* Begin DATASET CONTENT *

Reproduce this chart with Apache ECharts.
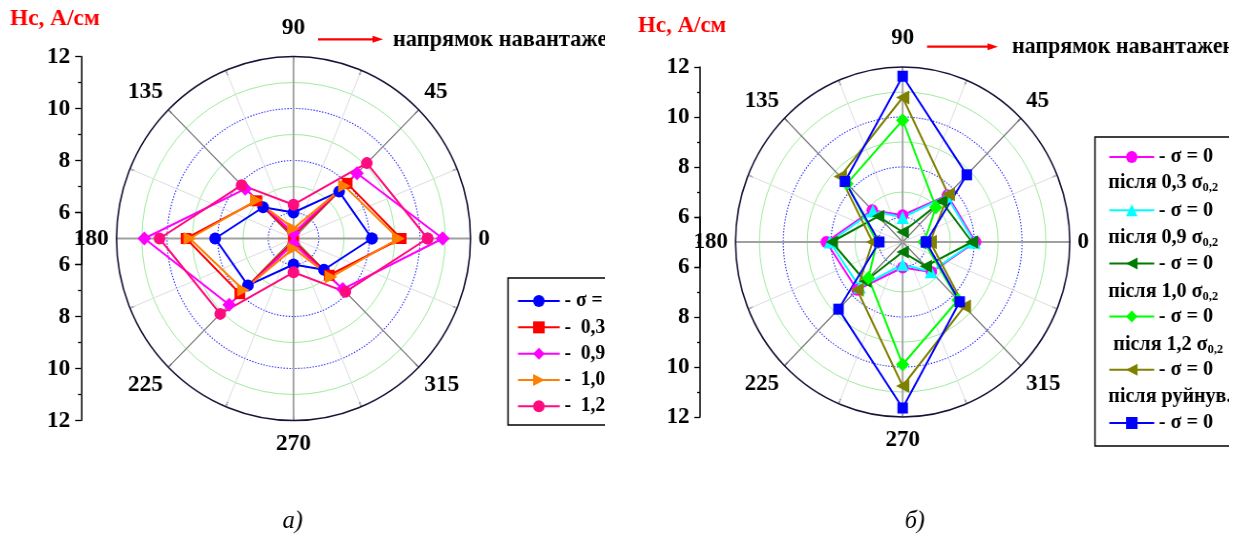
<!DOCTYPE html>
<html>
<head>
<meta charset="utf-8">
<script src="https://cdn.jsdelivr.net/npm/echarts@6/dist/echarts.min.js"></script>
<style>
html, body { margin: 0; padding: 0; background: #fff; width: 1237px; height: 538px; overflow: hidden; }
.panel { position: absolute; top: 0; height: 538px; transform-origin: 0 0; overflow: hidden; }
</style>
</head>
<body>
<div id="panelA" class="panel" style="left:0;width:622px;transform:scaleX(0.9725)"></div>
<div id="panelB" class="panel" style="left:615px;width:643px;transform:scaleX(0.955)"></div>
<script>
const FONT = '"Liberation Serif", "Times New Roman", serif';

// measurement directions, degrees (0 = loading direction)
const angles = [0, 45, 90, 135, 180, 225, 270, 315];
const angleLabels = ['0', '45', '90', '135', '180', '225', '270', '315'];
const radialLabels = [6, 8, 10, 12];

// а) coercive force Hc, A/cm, under load (fraction of σ0,2)
const hcLoad0  = [8.1, 7.55, 6.0, 6.7, 8.1, 7.55, 6.0, 6.7];
const hcLoad03 = [9.25, 8.0, 5.1, 7.05, 9.25, 8.0, 5.1, 7.0];
const hcLoad09 = [10.9, 8.55, 5.2, 7.7, 10.9, 8.6, 5.2, 7.75];
const hcLoad10 = [9.15, 7.85, 5.38, 7.08, 9.1, 7.8, 5.38, 7.1];
const hcLoad12 = [10.3, 9.1, 6.3, 7.9, 10.3, 9.1, 6.3, 7.9];
const loadNames = ['σ = 0', '0,3 σ0,2', '0,9 σ0,2', '1,0 σ0,2', '1,2 σ0,2'];

// б) Hc, A/cm, at σ = 0 after unloading
const hcAfter03 = [8.05, 7.65, 6.07, 6.8, 8.2, 7.7, 6.02, 6.7];
const hcAfter09 = [8.0, 7.6, 5.98, 6.76, 8.05, 7.55, 5.9, 6.68];
const hcAfter10 = [7.9, 7.3, 5.4, 6.45, 7.97, 7.22, 5.4, 6.37];
const hcAfter12 = [5.9, 6.97, 9.87, 8.3, 6.08, 7.03, 9.9, 8.28];
const hcAfterFail = [6.15, 7.7, 10.78, 8.7, 6.26, 7.7, 10.76, 8.65];
const hcFinal = [5.98, 8.8, 11.63, 8.42, 5.98, 8.8, 11.64, 8.38];
const afterNames = ['після 0,3 σ0,2', 'після 0,9 σ0,2', 'після 1,0 σ0,2', 'після 1,2 σ0,2', 'після руйнув.', 'σ = 0'];
const afterLines = ['після 0,3 σ{s|0,2}', 'після 0,9 σ{s|0,2}', 'після 1,0 σ{s|0,2}', ' після 1,2 σ{s|0,2}', 'після руйнув.'];
const afterLineY = [183, 238, 292, 345, 397];

const boldText = (size) => ({ fontFamily: FONT, fontWeight: 'bold', fontSize: size, color: '#000' });
const subStyle = (size) => ({ fontFamily: FONT, fontWeight: 'bold', fontSize: size, padding: [9, 0, 0, 0] });

function radialAxis(gridIndex, inverse) {
  return {
    gridIndex, type: 'value', min: 4, max: 12, interval: 2, inverse,
    axisLine: { show: true, onZero: false, lineStyle: { color: '#000', width: 1.5 } },
    axisTick: { show: true, length: 6, lineStyle: { color: '#000', width: 1.3 } },
    minorTick: { show: true, splitNumber: 2, length: 3, lineStyle: { color: '#000', width: 1.3 } },
    splitLine: { show: false },
    axisLabel: Object.assign(boldText(24), {
      margin: 11,
      formatter: v => radialLabels.includes(v) ? String(v) : ''
    })
  };
}

function lineSeries(name, values, color, symbol, size, rotate) {
  return {
    type: 'line', name, coordinateSystem: 'polar', polarIndex: 0,
    data: angles.map((a, i) => [values[i], a]).concat([[values[0], 360]]),
    symbol, symbolSize: size, symbolRotate: rotate || 0,
    lineStyle: { color, width: 2 },
    itemStyle: { color },
    z: 3
  };
}

function arrowGraphic(x1, x2, y) {
  return [
    { type: 'line', z: 100, shape: { x1, y1: y, x2: x2 - 8, y2: y }, style: { stroke: '#ff0000', lineWidth: 2.2 } },
    { type: 'polygon', z: 100, shape: { points: [[x2, y], [x2 - 11, y - 3.5], [x2 - 11, y + 3.5]] }, style: { fill: '#ff0000' } }
  ];
}

function textGraphic(text, x, y, font, fill, align, rich) {
  return {
    type: 'text', z: 100, x, y,
    style: { text, font, fill, align: align || 'left', verticalAlign: 'middle',
             textAlign: align || 'left', textVerticalAlign: 'middle', rich: rich || {} }
  };
}

function buildOption(cfg) {
  const { cx, cy, unit, axisX } = cfg;
  const r = 7 * unit;
  const clear = 'rgba(0,0,0,0)';
  const labelRich = {
    t: Object.assign(boldText(24), { padding: [0, 0, 9, 0] }),
    b: Object.assign(boldText(24), { padding: [3, 0, 0, 0] })
  };
  return {
    animation: false,
    backgroundColor: '#fff',
    grid: [
      { left: axisX, top: cy - 7 * unit, height: 8 * unit, width: 20 },
      { left: axisX, top: cy - unit, height: 8 * unit, width: 20 }
    ],
    xAxis: [{ gridIndex: 0, show: false }, { gridIndex: 1, show: false }],
    yAxis: [radialAxis(0, false), radialAxis(1, true)],
    polar: [
      { center: [cx, cy], radius: r },
      { center: [cx, cy], radius: r },
      { center: [cx, cy], radius: r }
    ],
    angleAxis: [
      {
        polarIndex: 0, type: 'value', min: 0, max: 360, interval: 22.5, startAngle: 0, clockwise: false,
        axisLine: { lineStyle: { color: '#141438', width: 1.6 } },
        axisTick: { show: true, inside: true, length: 5, lineStyle: { color: '#141438', width: 1.2 } },
        axisLabel: Object.assign(boldText(24), {
          margin: 8, rich: labelRich,
          formatter: v => {
            const i = angles.indexOf(v);
            if (i < 0) return '';
            if (v === 90) return '{t|' + angleLabels[i] + '}';
            if (v === 270) return '{b|' + angleLabels[i] + '}';
            return angleLabels[i];
          }
        }),
        splitLine: { show: true, lineStyle: { color: '#dedede', width: 1 } }
      },
      {
        polarIndex: 1, type: 'value', min: 0, max: 360, interval: 45, startAngle: 0, clockwise: false,
        axisLine: { show: false }, axisTick: { show: false }, axisLabel: { show: false },
        splitLine: { show: true, lineStyle: { color: [clear, '#777777'], width: 1.1 } }
      },
      {
        polarIndex: 2, type: 'value', min: 0, max: 360, interval: 90, startAngle: 0, clockwise: false,
        axisLine: { show: false }, axisTick: { show: false }, axisLabel: { show: false },
        splitLine: { show: true, lineStyle: { color: '#a0a0a0', width: 1.8 } }
      }
    ],
    radiusAxis: [
      {
        polarIndex: 0, type: 'value', min: 5, max: 12, interval: 1,
        axisLine: { show: false }, axisTick: { show: false }, axisLabel: { show: false },
        splitLine: { show: true, lineStyle: { color: [clear, '#2a2aff', clear, '#2a2aff', clear, '#2a2aff', clear, clear], type: [1.4, 1.6], width: 1.1 } }
      },
      {
        polarIndex: 1, type: 'value', min: 5, max: 12, interval: 1,
        axisLine: { show: false }, axisTick: { show: false }, axisLabel: { show: false },
        splitLine: { show: true, lineStyle: { color: [clear, clear, '#9eec9e', clear, '#9eec9e', clear, '#9eec9e', clear], width: 1 } }
      },
      {
        polarIndex: 2, type: 'value', min: 5, max: 12, interval: 1,
        axisLine: { show: false }, axisTick: { show: false }, axisLabel: { show: false },
        splitLine: { show: false }
      }
    ],
    legend: cfg.legend,
    series: cfg.series,
    graphic: cfg.graphic
  };
}

const titleFont = 'bold 24px ' + FONT;
const noteFont = 'bold 23px ' + FONT;
const captionFont = 'italic 25px ' + FONT;

// а) under load
const optionA = buildOption({
  cx: 301.8, cy: 238.5, unit: 26, axisX: 83.3,
  series: [
    lineSeries(loadNames[0], hcLoad0, '#0000ff', 'circle', 12),
    lineSeries(loadNames[1], hcLoad03, '#ff0000', 'rect', 11),
    lineSeries(loadNames[2], hcLoad09, '#ff00ff', 'diamond', 14),
    lineSeries(loadNames[3], hcLoad10, '#ff8000', 'triangle', 13, -90),
    lineSeries(loadNames[4], hcLoad12, '#ff0a7f', 'circle', 12)
  ],
  legend: {
    orient: 'vertical', left: 522.4, top: 278,
    padding: [9.9, 12, 5.6, 9.2],
    itemWidth: 43, itemHeight: 15, itemGap: 0,
    backgroundColor: '#fff', borderColor: '#000', borderWidth: 1.5,
    textStyle: Object.assign(boldText(20), { lineHeight: 26.3, rich: { s: subStyle(13) } }),
    formatter: name => name === loadNames[0] ? '- ' + name : '-  ' + name.replace('σ0,2', 'σ{s|0,2}'),
    data: loadNames
  },
  graphic: [
    textGraphic('Hc, А/см', 10.3, 18.5, titleFont, '#ff0000'),
    ...arrowGraphic(327, 394, 39.3),
    textGraphic('напрямок навантаження', 404, 40, noteFont, '#000'),
    textGraphic('а)', 301, 521, captionFont, '#000', 'center')
  ]
});

// б) after unloading
const optionB = buildOption({
  cx: 301.2, cy: 242, unit: 25, axisX: 89,
  series: [
    lineSeries(afterNames[0], hcAfter03, '#ff00ff', 'circle', 12),
    lineSeries(afterNames[1], hcAfter09, '#00ffff', 'triangle', 13),
    lineSeries(afterNames[2], hcAfter10, '#007a00', 'triangle', 13, 90),
    lineSeries(afterNames[3], hcAfter12, '#00ff00', 'diamond', 14),
    lineSeries(afterNames[4], hcAfterFail, '#808000', 'triangle', 14, 90),
    lineSeries(afterNames[5], hcFinal, '#0000ff', 'rect', 11)
  ],
  legend: {
    orient: 'vertical', left: 502.6, top: 137,
    padding: [6.7, 30, 9.7, 14],
    itemWidth: 47, itemHeight: 15, itemGap: 26.6,
    backgroundColor: '#fff', borderColor: '#000', borderWidth: 1.5,
    textStyle: Object.assign(boldText(21), { lineHeight: 26.6 }),
    formatter: () => '- σ = 0',
    data: afterNames
  },
  graphic: [
    textGraphic('Hc, А/см', 24.1, 26, titleFont, '#ff0000'),
    ...arrowGraphic(326.7, 401, 46.7),
    textGraphic('напрямок навантаження', 415.7, 47, noteFont, '#000'),
    ...afterLines.map((t, i) => textGraphic(t, 516.6, afterLineY[i], 'bold 21px ' + FONT, '#000', 'left',
      { s: subStyle(13) })),
    textGraphic('б)', 314, 521, captionFont, '#000', 'center')
  ]
});

echarts.init(document.getElementById('panelA'), null, { renderer: 'canvas' }).setOption(optionA);
echarts.init(document.getElementById('panelB'), null, { renderer: 'canvas' }).setOption(optionB);
</script>
</body>
</html>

* End DATASET CONTENT *

* _EXERCISE TASK_:
Repeat the listing above up to and including the line with "const radialLabels = [6, 8, 10, 12];", starting from its first line. Drop any pictures.

* _WRITTEN ANSWER_:
Reproduce this chart with Apache ECharts.
<!DOCTYPE html>
<html>
<head>
<meta charset="utf-8">
<script src="https://cdn.jsdelivr.net/npm/echarts@6/dist/echarts.min.js"></script>
<style>
html, body { margin: 0; padding: 0; background: #fff; width: 1237px; height: 538px; overflow: hidden; }
.panel { position: absolute; top: 0; height: 538px; transform-origin: 0 0; overflow: hidden; }
</style>
</head>
<body>
<div id="panelA" class="panel" style="left:0;width:622px;transform:scaleX(0.9725)"></div>
<div id="panelB" class="panel" style="left:615px;width:643px;transform:scaleX(0.955)"></div>
<script>
const FONT = '"Liberation Serif", "Times New Roman", serif';

// measurement directions, degrees (0 = loading direction)
const angles = [0, 45, 90, 135, 180, 225, 270, 315];
const angleLabels = ['0', '45', '90', '135', '180', '225', '270', '315'];
const radialLabels = [6, 8, 10, 12];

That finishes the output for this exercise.